-------- DATA ENTRIES --------
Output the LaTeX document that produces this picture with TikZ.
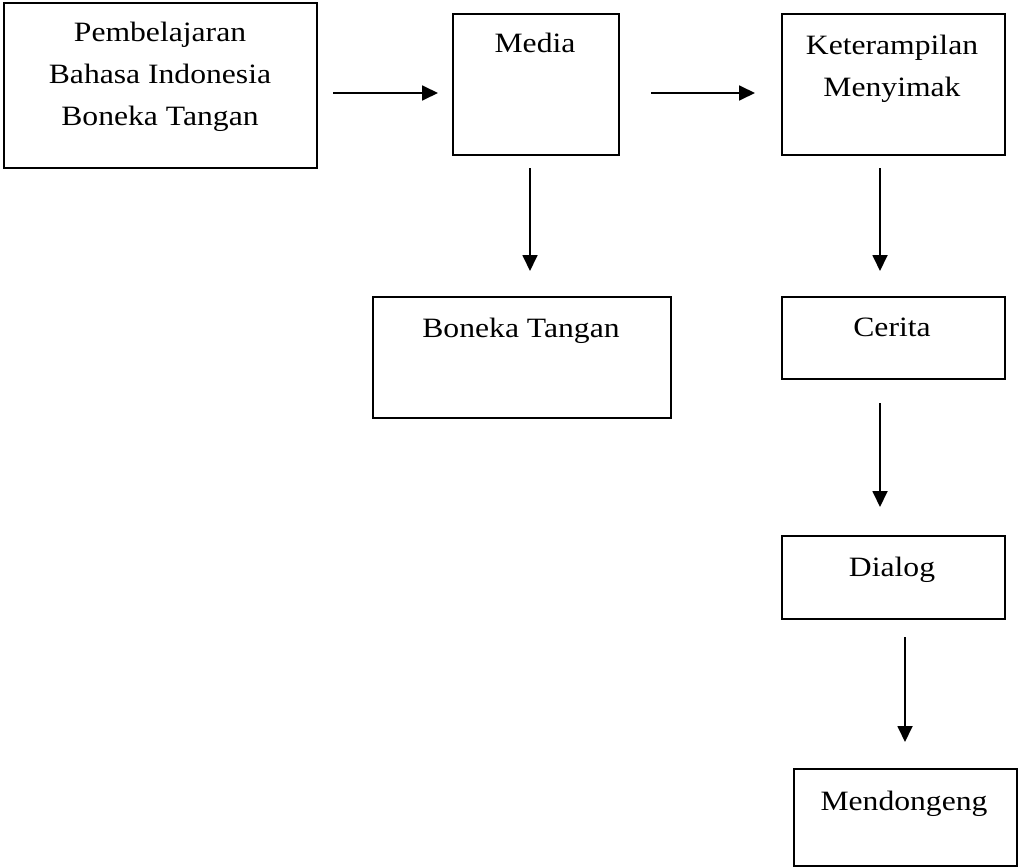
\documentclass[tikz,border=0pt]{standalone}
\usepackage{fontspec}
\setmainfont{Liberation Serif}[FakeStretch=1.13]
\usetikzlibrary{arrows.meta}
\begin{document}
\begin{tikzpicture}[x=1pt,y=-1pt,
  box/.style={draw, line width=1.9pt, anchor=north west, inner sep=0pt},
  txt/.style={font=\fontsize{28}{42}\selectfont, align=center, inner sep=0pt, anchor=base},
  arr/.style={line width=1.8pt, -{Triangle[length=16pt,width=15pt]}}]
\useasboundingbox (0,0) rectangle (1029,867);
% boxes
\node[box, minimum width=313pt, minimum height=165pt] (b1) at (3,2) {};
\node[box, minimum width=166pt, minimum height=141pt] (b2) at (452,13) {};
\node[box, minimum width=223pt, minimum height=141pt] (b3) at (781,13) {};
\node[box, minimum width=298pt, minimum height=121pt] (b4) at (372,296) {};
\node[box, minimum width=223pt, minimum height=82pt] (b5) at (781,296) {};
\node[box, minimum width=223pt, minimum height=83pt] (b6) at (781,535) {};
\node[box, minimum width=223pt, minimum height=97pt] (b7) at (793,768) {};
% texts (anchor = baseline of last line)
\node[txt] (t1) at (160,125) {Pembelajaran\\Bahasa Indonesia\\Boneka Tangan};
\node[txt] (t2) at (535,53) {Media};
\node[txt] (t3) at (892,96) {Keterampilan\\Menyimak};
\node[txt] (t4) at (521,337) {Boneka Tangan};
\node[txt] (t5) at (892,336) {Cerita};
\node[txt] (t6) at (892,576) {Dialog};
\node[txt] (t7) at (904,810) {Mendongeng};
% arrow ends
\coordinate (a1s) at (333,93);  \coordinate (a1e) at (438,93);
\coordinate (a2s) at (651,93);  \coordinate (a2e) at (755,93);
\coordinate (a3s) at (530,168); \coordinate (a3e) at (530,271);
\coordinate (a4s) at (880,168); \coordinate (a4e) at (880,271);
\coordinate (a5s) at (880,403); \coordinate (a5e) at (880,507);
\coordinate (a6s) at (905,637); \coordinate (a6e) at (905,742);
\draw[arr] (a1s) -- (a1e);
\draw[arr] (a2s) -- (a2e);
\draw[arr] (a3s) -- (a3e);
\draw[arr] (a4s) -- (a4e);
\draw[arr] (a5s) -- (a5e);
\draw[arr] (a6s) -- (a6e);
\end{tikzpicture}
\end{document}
--------
-------- DATA ENTRIES --------
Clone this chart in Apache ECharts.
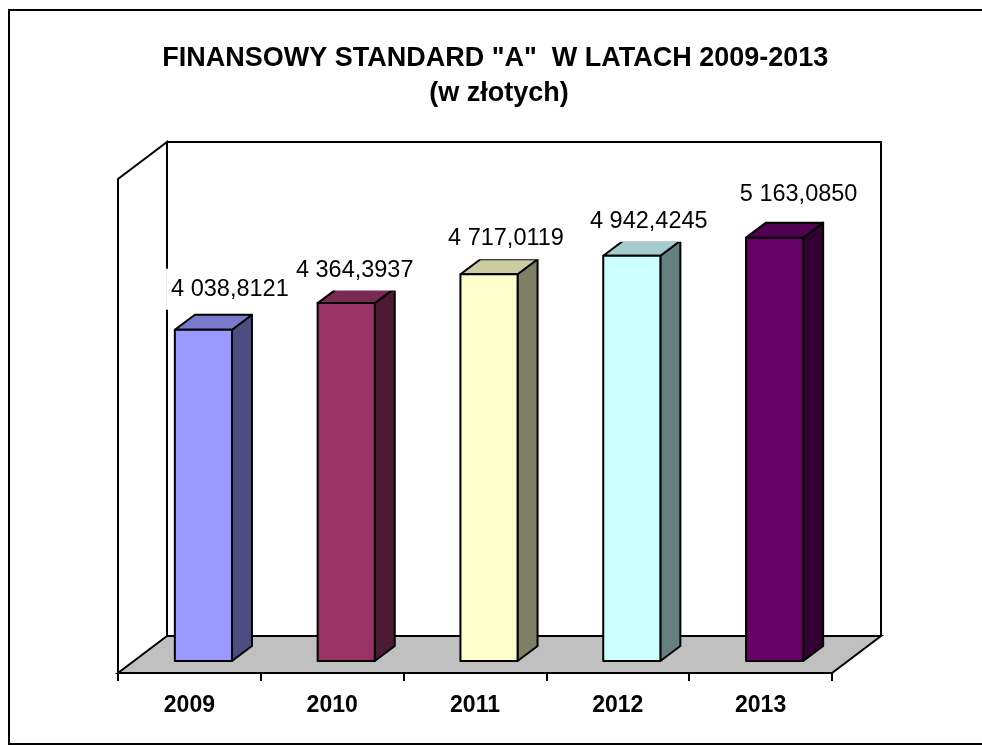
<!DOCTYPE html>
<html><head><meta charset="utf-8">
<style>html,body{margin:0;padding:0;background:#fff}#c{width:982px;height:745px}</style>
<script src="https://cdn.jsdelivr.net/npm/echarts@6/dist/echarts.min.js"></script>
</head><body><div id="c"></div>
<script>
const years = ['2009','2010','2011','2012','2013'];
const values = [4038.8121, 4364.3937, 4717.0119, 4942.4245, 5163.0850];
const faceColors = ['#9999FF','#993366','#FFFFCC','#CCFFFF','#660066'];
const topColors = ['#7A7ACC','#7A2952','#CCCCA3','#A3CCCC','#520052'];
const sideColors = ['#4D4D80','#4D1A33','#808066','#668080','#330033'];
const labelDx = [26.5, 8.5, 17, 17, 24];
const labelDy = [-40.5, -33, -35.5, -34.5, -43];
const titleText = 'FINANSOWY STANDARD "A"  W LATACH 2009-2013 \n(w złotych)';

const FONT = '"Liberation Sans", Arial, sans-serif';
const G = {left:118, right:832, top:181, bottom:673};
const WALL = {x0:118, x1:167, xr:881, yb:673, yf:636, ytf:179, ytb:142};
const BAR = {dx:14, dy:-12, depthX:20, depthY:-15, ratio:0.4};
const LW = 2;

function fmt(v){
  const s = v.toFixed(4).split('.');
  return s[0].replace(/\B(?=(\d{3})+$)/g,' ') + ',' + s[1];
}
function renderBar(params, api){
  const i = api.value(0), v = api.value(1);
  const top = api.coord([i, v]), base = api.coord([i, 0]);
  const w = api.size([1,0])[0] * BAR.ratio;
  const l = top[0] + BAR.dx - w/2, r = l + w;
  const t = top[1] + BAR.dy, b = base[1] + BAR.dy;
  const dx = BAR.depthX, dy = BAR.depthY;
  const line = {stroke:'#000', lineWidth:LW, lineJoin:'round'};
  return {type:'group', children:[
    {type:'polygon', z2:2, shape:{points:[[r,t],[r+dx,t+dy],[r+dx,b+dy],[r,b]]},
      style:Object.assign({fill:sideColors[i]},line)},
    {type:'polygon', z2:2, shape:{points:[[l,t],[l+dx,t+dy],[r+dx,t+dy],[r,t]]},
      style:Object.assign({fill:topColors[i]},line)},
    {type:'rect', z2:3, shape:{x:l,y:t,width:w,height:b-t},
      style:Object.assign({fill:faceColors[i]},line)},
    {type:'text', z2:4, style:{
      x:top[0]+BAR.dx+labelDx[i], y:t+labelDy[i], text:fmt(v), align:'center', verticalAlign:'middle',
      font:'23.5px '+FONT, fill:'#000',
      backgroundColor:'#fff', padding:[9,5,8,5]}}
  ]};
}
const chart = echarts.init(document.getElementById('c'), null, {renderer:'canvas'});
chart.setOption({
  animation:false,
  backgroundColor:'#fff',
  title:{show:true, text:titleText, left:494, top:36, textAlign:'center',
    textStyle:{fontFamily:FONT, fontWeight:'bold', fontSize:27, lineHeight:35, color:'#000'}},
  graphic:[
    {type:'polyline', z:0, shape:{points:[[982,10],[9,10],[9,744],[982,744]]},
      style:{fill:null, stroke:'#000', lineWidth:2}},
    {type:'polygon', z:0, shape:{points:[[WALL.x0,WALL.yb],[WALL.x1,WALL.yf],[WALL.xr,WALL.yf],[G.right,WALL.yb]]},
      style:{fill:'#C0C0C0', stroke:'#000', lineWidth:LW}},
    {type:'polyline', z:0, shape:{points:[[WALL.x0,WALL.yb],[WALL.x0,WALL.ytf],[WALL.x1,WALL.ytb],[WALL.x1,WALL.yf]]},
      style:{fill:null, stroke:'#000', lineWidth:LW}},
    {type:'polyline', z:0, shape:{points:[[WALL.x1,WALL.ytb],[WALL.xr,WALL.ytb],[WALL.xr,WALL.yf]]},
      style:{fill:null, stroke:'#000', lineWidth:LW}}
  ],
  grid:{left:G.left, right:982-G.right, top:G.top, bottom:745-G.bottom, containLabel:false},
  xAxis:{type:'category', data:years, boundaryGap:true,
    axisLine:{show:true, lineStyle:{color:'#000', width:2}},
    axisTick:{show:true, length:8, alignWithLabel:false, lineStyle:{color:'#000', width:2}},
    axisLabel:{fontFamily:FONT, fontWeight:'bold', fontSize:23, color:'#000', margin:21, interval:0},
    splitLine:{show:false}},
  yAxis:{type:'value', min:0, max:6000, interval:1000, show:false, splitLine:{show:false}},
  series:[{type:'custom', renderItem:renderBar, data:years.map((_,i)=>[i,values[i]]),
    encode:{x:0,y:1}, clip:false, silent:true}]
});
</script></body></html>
--------
-------- DATA ENTRIES --------
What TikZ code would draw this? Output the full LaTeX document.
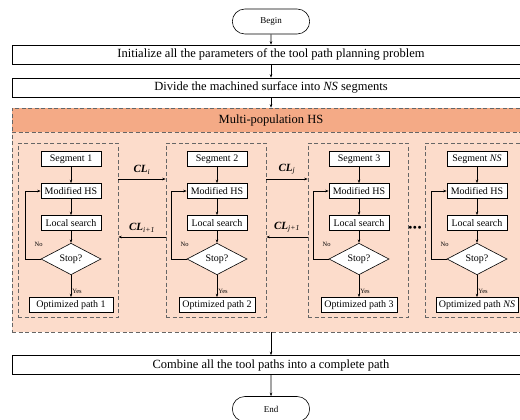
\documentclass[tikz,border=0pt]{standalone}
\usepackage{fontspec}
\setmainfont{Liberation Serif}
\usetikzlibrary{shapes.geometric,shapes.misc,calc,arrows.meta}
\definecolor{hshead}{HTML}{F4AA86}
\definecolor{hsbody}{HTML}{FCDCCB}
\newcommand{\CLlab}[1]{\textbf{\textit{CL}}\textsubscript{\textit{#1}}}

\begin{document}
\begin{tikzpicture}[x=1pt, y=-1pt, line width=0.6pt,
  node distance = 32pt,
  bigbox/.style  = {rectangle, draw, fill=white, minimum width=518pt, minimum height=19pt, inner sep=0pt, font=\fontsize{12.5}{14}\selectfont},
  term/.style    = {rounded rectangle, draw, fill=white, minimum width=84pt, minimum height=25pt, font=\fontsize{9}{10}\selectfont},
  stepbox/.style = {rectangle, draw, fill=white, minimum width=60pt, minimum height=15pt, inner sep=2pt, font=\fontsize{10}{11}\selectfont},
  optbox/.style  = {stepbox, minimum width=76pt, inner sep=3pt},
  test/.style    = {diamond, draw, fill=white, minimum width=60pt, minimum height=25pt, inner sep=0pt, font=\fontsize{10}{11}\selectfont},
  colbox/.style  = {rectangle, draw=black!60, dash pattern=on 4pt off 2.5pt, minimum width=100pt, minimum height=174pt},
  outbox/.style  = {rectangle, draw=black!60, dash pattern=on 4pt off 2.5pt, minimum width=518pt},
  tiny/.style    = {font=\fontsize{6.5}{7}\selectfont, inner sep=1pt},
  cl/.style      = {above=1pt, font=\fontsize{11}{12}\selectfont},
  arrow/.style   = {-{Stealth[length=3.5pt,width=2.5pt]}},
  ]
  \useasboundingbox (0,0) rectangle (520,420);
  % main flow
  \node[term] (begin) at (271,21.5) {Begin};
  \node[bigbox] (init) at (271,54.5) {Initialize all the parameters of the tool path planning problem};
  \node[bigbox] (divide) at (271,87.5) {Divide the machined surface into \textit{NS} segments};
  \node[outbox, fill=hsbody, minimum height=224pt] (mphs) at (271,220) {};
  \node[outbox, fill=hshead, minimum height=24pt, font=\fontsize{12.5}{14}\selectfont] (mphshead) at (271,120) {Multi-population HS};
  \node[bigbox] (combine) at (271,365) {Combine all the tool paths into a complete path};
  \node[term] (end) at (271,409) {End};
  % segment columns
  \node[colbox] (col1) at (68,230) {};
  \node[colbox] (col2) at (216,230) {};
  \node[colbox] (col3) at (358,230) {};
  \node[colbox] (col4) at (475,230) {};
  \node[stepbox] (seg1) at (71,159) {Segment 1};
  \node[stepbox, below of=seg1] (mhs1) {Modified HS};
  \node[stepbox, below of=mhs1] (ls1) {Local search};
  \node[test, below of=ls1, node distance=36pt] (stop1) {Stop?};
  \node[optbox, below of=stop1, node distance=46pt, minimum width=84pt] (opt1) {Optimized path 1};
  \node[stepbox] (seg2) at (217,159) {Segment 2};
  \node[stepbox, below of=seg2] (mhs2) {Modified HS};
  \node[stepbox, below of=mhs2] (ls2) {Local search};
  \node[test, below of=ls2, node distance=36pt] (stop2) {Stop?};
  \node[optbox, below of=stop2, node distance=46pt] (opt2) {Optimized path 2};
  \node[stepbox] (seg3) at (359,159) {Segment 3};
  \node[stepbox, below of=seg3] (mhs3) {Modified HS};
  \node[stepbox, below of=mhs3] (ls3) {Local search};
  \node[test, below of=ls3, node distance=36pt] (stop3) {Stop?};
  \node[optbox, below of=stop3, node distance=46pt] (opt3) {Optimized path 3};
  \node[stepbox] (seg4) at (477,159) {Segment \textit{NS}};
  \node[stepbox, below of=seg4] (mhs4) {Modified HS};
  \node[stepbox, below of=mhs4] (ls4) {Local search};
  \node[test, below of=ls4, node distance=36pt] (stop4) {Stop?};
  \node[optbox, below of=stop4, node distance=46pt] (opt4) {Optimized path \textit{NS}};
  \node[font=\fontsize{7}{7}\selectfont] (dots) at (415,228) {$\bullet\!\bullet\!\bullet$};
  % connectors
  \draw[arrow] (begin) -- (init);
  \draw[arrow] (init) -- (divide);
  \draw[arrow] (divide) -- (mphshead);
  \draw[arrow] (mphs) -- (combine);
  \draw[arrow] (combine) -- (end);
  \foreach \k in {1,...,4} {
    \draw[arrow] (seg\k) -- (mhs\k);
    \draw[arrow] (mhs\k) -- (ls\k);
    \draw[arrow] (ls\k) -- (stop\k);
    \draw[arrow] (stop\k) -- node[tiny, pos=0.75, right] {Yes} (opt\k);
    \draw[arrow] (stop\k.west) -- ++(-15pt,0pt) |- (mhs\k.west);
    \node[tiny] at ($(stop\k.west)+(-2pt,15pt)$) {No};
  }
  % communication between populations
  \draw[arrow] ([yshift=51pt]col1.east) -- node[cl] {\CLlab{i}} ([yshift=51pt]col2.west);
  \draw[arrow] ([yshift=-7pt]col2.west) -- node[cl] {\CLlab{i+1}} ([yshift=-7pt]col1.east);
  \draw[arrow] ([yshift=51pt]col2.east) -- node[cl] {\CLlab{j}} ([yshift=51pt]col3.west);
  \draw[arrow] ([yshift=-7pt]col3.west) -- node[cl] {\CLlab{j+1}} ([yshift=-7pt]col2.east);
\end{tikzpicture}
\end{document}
--------
■ TASK REQUIREMENTS
Without the pictures, give again exactly the lines above starting at the line containing "Clone this chart in Apache ECharts." and ending at the line containing "const LW = 2;".

■ COMPLETE ANSWER
Clone this chart in Apache ECharts.
<!DOCTYPE html>
<html><head><meta charset="utf-8">
<style>html,body{margin:0;padding:0;background:#fff}#c{width:982px;height:745px}</style>
<script src="https://cdn.jsdelivr.net/npm/echarts@6/dist/echarts.min.js"></script>
</head><body><div id="c"></div>
<script>
const years = ['2009','2010','2011','2012','2013'];
const values = [4038.8121, 4364.3937, 4717.0119, 4942.4245, 5163.0850];
const faceColors = ['#9999FF','#993366','#FFFFCC','#CCFFFF','#660066'];
const topColors = ['#7A7ACC','#7A2952','#CCCCA3','#A3CCCC','#520052'];
const sideColors = ['#4D4D80','#4D1A33','#808066','#668080','#330033'];
const labelDx = [26.5, 8.5, 17, 17, 24];
const labelDy = [-40.5, -33, -35.5, -34.5, -43];
const titleText = 'FINANSOWY STANDARD "A"  W LATACH 2009-2013 \n(w złotych)';

const FONT = '"Liberation Sans", Arial, sans-serif';
const G = {left:118, right:832, top:181, bottom:673};
const WALL = {x0:118, x1:167, xr:881, yb:673, yf:636, ytf:179, ytb:142};
const BAR = {dx:14, dy:-12, depthX:20, depthY:-15, ratio:0.4};
const LW = 2;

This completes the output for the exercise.